• **Dataset**
-=-=-

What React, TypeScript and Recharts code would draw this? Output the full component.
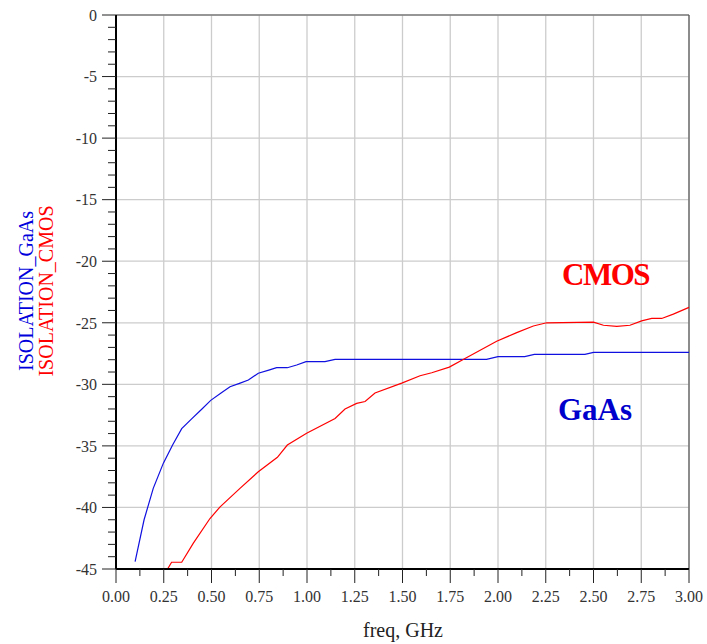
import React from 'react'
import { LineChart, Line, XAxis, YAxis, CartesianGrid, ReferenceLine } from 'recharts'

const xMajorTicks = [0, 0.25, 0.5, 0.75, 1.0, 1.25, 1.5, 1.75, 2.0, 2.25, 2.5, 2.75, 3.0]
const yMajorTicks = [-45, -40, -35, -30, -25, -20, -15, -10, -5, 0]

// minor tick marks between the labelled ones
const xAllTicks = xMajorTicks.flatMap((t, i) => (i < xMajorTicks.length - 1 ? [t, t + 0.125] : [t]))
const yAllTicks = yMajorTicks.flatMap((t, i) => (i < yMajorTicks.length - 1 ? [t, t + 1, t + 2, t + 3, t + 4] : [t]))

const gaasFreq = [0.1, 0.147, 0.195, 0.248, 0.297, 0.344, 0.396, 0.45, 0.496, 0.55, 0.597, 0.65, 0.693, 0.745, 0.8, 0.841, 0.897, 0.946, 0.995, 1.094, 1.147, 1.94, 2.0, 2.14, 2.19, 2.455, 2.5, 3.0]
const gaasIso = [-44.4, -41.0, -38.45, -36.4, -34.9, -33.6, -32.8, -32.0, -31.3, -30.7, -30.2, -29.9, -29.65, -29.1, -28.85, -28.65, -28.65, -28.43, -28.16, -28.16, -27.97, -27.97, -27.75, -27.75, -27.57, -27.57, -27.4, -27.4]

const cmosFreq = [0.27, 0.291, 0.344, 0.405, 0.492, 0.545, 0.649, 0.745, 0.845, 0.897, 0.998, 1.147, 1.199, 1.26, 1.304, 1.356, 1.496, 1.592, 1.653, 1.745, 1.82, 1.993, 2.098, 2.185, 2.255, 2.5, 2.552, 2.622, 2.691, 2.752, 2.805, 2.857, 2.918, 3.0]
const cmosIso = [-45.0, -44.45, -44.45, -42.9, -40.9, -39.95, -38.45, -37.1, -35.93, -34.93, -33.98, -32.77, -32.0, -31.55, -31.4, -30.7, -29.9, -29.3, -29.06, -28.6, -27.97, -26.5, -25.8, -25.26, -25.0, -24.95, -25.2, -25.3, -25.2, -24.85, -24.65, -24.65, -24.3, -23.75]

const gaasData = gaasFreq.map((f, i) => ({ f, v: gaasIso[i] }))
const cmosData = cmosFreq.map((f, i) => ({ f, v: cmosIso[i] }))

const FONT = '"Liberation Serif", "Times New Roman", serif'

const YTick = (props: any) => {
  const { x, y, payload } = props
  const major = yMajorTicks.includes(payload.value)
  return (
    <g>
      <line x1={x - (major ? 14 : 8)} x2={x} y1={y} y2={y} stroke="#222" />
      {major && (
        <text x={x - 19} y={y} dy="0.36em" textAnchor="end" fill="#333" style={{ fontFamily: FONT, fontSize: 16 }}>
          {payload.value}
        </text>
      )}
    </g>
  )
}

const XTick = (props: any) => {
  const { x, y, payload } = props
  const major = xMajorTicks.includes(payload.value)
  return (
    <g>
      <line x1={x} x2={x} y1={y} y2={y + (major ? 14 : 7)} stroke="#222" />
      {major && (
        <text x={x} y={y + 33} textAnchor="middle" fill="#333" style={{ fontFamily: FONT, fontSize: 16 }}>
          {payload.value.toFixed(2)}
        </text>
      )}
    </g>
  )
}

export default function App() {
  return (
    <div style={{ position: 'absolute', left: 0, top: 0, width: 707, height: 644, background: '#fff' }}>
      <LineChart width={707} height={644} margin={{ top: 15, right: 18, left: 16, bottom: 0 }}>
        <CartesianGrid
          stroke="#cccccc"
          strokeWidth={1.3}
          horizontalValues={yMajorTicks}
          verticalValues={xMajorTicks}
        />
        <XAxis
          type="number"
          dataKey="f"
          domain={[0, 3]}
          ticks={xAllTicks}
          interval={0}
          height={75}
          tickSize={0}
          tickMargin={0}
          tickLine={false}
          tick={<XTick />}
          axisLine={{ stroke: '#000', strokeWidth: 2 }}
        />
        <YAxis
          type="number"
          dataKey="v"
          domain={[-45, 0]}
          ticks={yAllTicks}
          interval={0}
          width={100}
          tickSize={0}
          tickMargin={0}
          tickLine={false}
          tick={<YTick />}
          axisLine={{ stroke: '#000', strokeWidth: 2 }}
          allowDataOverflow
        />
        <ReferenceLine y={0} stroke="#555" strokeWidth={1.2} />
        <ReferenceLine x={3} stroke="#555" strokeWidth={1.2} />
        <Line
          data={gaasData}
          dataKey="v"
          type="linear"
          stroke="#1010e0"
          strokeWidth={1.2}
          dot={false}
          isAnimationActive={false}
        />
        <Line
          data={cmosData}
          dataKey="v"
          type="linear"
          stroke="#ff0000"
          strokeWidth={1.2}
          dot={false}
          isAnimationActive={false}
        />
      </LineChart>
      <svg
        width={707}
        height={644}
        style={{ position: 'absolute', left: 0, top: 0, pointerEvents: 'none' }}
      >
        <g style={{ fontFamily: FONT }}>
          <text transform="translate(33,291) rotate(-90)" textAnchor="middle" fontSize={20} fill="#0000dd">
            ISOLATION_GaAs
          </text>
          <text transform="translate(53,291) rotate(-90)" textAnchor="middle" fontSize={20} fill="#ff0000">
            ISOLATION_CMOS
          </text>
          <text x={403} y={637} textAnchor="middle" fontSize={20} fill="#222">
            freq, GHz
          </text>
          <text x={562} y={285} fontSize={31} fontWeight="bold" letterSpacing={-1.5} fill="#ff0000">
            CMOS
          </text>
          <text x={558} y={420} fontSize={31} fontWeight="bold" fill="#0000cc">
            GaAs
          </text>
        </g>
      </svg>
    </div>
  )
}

-=-=-

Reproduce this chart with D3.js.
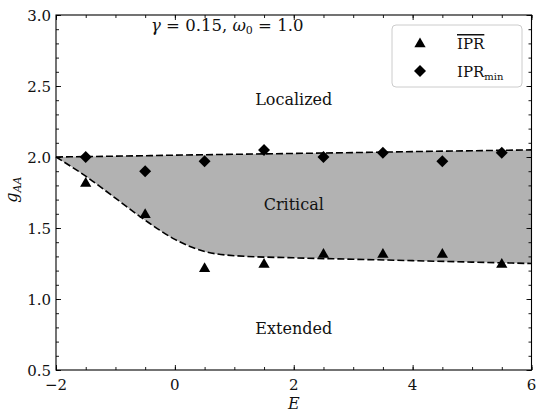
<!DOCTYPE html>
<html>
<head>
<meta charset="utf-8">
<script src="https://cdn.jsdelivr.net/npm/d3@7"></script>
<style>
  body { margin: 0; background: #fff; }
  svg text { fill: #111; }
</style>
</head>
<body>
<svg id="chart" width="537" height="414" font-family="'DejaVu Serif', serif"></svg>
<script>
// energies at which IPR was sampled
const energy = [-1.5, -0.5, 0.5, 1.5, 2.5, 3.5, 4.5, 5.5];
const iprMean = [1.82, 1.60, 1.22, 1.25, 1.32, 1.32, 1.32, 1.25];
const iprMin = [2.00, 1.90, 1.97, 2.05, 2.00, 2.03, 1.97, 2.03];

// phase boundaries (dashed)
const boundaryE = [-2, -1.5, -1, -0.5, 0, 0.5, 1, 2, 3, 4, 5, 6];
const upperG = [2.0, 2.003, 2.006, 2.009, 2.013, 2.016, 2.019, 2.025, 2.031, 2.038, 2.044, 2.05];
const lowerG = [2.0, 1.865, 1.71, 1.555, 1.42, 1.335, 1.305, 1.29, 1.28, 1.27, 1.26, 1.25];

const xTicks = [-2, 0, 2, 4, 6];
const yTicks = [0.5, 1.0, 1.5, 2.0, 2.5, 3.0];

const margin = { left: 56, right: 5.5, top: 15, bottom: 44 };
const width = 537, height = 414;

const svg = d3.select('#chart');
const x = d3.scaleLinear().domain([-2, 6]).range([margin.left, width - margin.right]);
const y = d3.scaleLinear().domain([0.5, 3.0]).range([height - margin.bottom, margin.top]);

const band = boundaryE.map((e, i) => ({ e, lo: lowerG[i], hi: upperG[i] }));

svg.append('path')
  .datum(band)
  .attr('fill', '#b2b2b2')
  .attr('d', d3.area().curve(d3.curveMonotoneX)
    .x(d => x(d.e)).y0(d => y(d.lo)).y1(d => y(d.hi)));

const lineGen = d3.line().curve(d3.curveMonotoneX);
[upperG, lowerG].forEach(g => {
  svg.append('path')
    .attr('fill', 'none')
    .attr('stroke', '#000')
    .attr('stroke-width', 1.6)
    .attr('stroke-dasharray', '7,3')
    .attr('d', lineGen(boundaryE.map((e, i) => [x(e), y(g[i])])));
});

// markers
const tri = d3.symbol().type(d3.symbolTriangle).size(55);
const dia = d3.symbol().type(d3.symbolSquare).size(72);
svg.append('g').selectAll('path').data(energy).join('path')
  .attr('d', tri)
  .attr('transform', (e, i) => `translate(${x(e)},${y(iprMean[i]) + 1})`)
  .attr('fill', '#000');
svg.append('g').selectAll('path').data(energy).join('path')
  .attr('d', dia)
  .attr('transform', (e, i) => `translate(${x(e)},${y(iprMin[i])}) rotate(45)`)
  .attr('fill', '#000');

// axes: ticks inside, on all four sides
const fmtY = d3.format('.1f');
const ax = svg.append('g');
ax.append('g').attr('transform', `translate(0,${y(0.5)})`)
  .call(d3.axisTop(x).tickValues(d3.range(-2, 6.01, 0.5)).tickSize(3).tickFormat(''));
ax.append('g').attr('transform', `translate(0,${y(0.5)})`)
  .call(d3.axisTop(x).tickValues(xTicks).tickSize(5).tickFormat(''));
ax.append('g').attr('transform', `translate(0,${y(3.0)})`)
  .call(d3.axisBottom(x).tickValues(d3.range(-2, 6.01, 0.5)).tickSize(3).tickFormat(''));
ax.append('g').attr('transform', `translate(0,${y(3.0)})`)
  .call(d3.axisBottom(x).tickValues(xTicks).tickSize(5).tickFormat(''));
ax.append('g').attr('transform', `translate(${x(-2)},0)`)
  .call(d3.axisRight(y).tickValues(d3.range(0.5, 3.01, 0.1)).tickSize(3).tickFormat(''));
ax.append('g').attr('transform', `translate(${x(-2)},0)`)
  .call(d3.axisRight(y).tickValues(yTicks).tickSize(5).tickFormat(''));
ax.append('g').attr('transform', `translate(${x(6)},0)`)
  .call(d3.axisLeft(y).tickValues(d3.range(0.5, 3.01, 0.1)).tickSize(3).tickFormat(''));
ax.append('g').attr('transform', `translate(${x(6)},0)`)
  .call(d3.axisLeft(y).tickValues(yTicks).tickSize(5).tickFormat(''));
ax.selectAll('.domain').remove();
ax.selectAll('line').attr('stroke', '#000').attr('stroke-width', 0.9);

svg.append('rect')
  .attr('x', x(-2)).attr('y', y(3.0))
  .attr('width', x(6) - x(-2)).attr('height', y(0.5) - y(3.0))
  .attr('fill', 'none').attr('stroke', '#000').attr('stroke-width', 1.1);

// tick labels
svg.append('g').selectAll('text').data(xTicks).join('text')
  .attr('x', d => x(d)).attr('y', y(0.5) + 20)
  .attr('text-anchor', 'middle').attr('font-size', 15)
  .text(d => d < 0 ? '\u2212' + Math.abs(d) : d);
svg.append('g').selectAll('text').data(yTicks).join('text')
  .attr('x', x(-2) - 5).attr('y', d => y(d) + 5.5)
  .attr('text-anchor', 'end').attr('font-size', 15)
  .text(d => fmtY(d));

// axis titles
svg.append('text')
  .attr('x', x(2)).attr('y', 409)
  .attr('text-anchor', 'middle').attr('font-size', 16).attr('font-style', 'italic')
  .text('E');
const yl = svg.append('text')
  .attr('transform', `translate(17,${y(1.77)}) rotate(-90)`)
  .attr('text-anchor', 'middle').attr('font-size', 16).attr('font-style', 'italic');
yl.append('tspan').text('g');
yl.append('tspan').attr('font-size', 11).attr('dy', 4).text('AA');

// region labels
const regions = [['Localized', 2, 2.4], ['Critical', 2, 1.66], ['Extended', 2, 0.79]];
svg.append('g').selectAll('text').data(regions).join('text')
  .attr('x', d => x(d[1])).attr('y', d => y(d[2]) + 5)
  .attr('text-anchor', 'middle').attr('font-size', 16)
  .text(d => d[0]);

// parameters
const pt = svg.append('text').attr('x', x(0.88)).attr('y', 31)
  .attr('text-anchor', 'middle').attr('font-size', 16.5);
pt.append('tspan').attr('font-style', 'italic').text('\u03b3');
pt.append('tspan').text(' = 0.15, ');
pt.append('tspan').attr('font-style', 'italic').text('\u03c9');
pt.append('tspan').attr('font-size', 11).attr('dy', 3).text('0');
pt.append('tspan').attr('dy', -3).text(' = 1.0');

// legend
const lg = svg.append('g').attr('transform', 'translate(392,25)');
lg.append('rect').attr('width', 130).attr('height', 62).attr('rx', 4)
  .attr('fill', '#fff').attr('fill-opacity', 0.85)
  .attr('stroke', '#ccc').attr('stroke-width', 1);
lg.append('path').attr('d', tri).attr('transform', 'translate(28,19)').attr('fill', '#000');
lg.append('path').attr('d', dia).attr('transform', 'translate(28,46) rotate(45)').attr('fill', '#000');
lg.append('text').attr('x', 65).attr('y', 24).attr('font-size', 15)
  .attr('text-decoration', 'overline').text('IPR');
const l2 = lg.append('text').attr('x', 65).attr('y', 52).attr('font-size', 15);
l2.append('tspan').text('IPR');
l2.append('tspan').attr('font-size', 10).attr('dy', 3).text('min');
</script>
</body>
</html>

-=-=-

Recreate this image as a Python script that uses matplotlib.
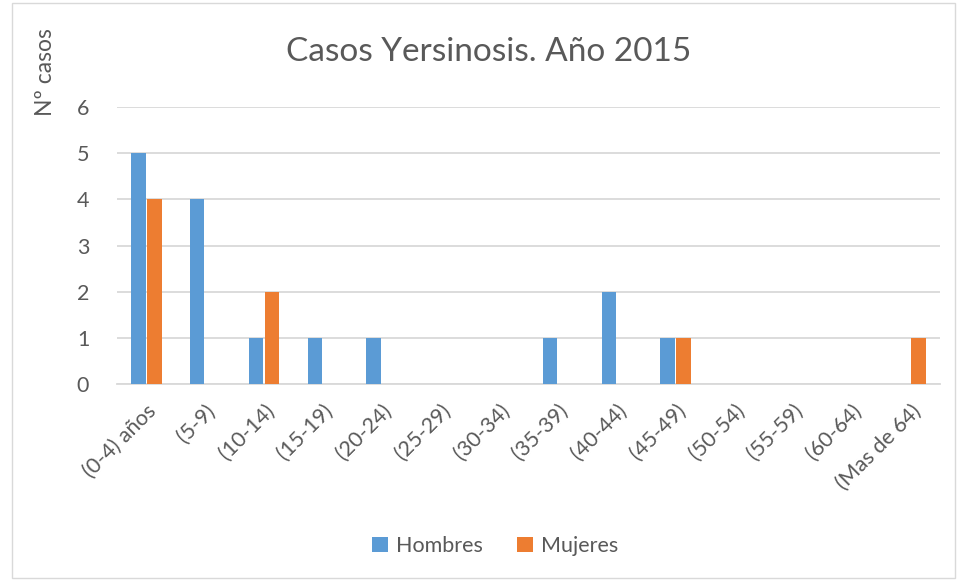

-=-=-

• **Exercise brief**
Give only the lines from the one with "What React, TypeScript" to the one with "const yAllTicks = yMajorTicks.flatMap((t, i)", both included, again and exactly; leave the images out.

• **Exercise solution**
What React, TypeScript and Recharts code would draw this? Output the full component.
import React from 'react'
import { LineChart, Line, XAxis, YAxis, CartesianGrid, ReferenceLine } from 'recharts'

const xMajorTicks = [0, 0.25, 0.5, 0.75, 1.0, 1.25, 1.5, 1.75, 2.0, 2.25, 2.5, 2.75, 3.0]
const yMajorTicks = [-45, -40, -35, -30, -25, -20, -15, -10, -5, 0]

// minor tick marks between the labelled ones
const xAllTicks = xMajorTicks.flatMap((t, i) => (i < xMajorTicks.length - 1 ? [t, t + 0.125] : [t]))
const yAllTicks = yMajorTicks.flatMap((t, i) => (i < yMajorTicks.length - 1 ? [t, t + 1, t + 2, t + 3, t + 4] : [t]))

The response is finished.